Daniel “The human jet-ski” Brown is sharp, witty, open and honest. He doesn’t hide from his success and he isn’t shy about his high level ability to move his frame across the top of large swimming pools either.
Here is some of my Q and A with Daniel following the Bulldogs incredible State Championship for swimming on Saturday:
Me: Tell me about Wig (coach Linda Wiginton).
Daniel: She’s the best coach out there, no exaggeration. Throughout my pre-high school life in swimming, I had multiple coaches that usually came out of high school and Wig was their teacher. She knows how to be a tough coach and a good friend. She knows how to make champions. She also knows how to make her athletes into better people. Very few ever have those qualities together and if that isn’t enough to describe how great she is, she also has plaque saying she’s the best in the nation.
Me: Tell me about leaving Ethan Powers lane open at state. That is one of the most profound shows of total respect for his memory and family and supreme confidence in the remaining team members to still get the points for the title.
Daniel: That was our coach’s decision, which we supported fully. Throughout finals at state I had a strange feeling of no longer missing Ethan, which I had been all week. Finally, I came to the conclusion that you miss things you’ve lost or can’t find and I knew exactly where Ethan was. The fact that we still entered Ethan in the meet drove me to that conclusion. While he wasn’t there to swim, I know I swam with him.
Me: Daniel explain why you look like you are kicking and moving your arms like everyone else, but you are faster than everyone in the pool.
Daniel: In swimming, as with most sports, no one enters the water at the same level. If you see a freshman or younger swimmer struggling, it’s because they don’t have the hang of it. If you see the same age swimmer performing exceptionally, they have natural talent.
Here’s the ironic twist that translates heavily to real life: Where you start matters very little in the world of swimming. Everyone has the ability to drastically change their position on the scoreboard with their work ethic. Whoever can endure the most pain in practice will receive the greatest praise in the championship.
There is little hand-eye coordination in swimming. There is no making weight, and there are no gains made to get better, faster or stronger. There are no shortcuts. A swimmer has to know how to work hard if they want to be great.

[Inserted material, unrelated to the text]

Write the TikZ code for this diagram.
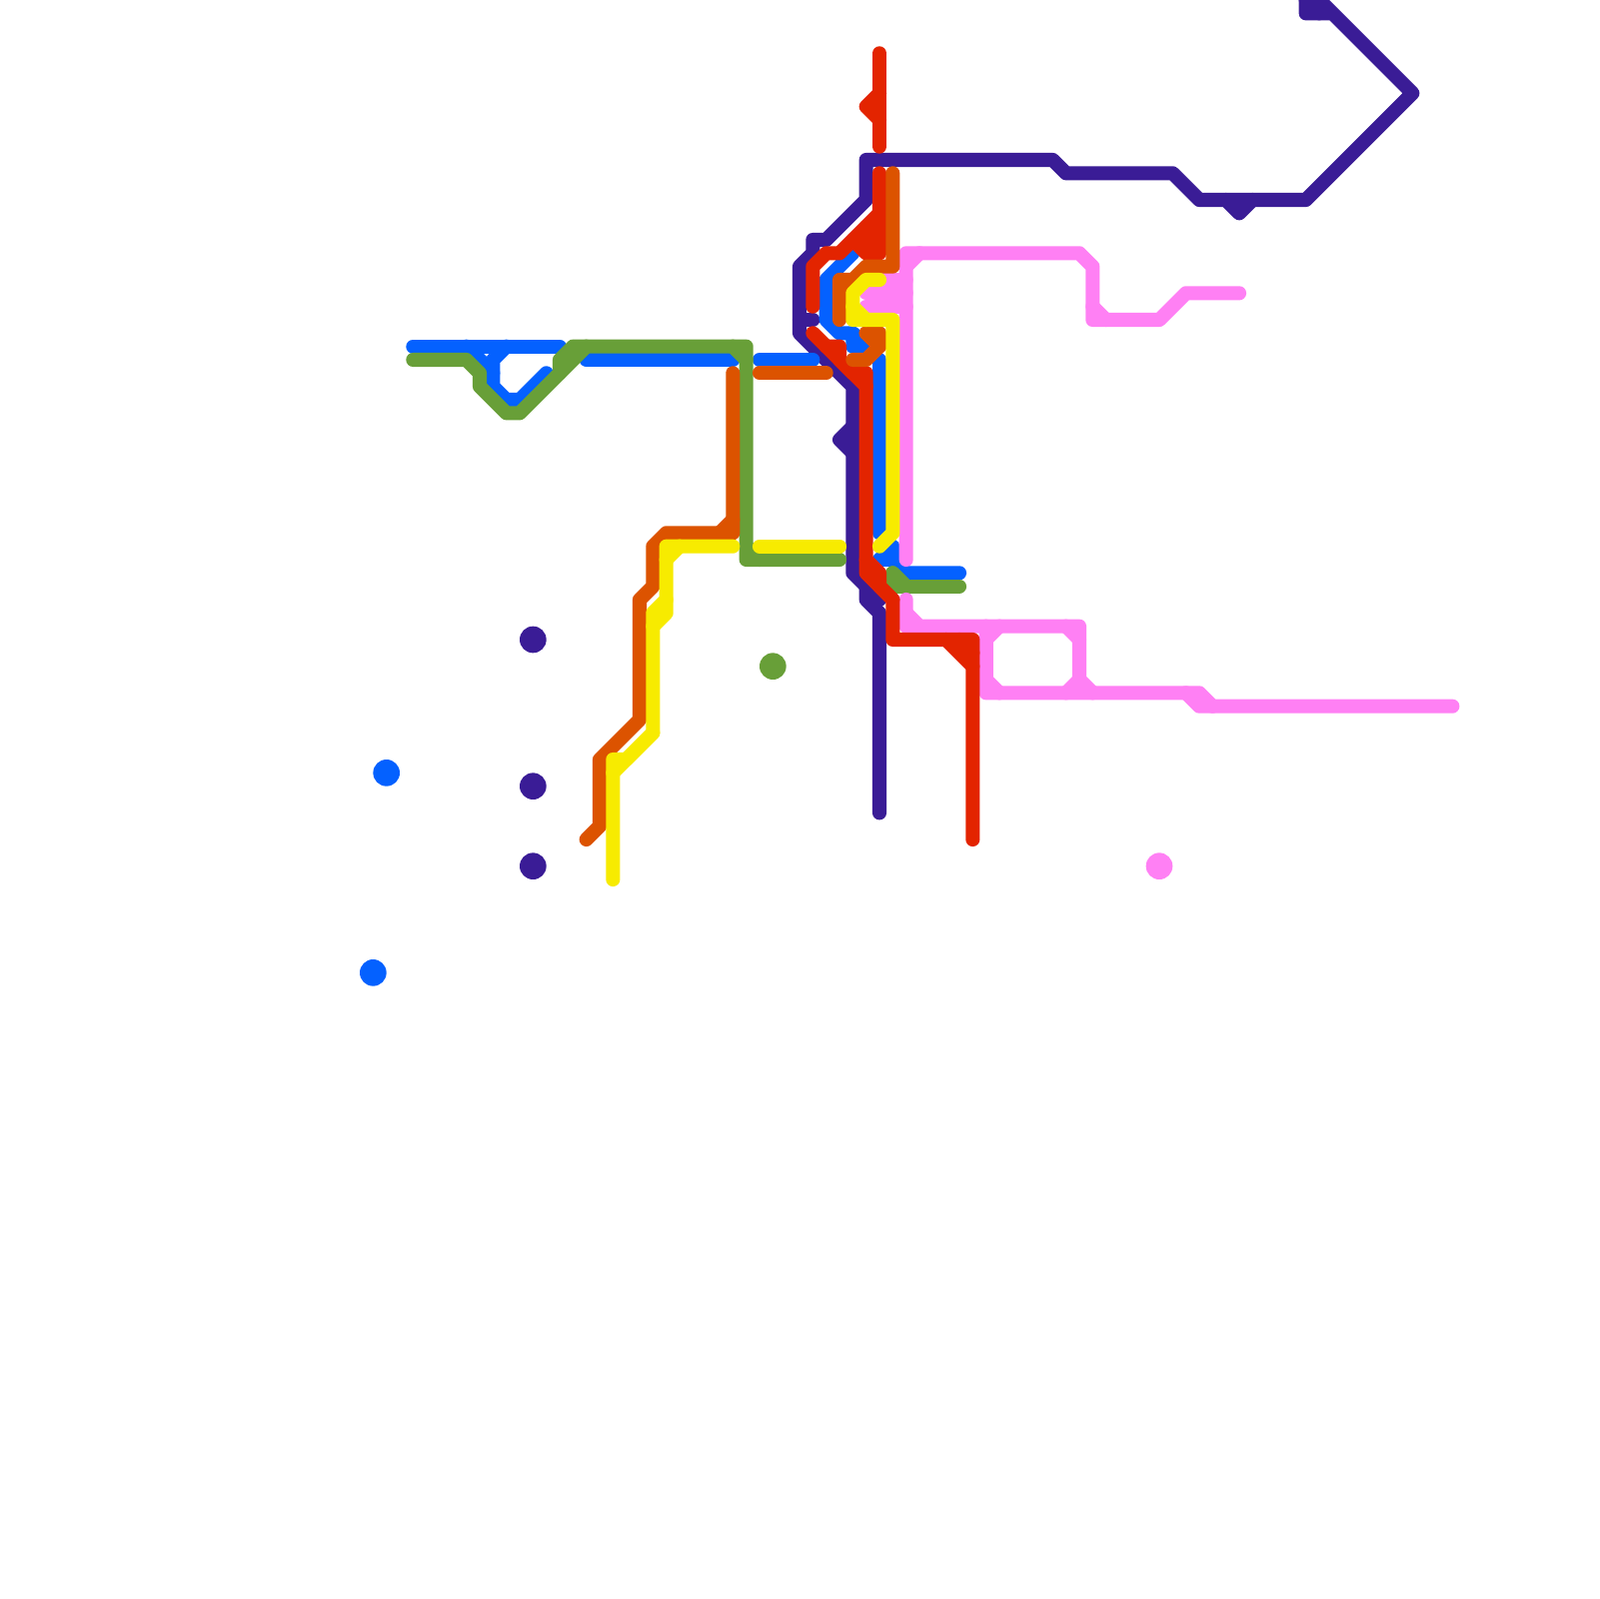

If you ask anyone on my team, I am confident they will say I am one of (if not the) hardest training partners. I steadily increase my pace so that no matter what’s going on, at one point in the workout I am busting my tail in every set. Now consider my whole team. We are the best because we are the hardest workers, we understand the races are won through the miles swam at home.
Me: Lastly, who is the next Daniel Brown at AHS?
Daniel: We are a family and we are the best. We’ve endured through more than I could ever have imagined this team would have. As for the next Daniel brown, I’d like to remain the only Daniel Brown here. We have a freshman who could do great things when he gets older, but I’ll let him be the first Chase Hubbard.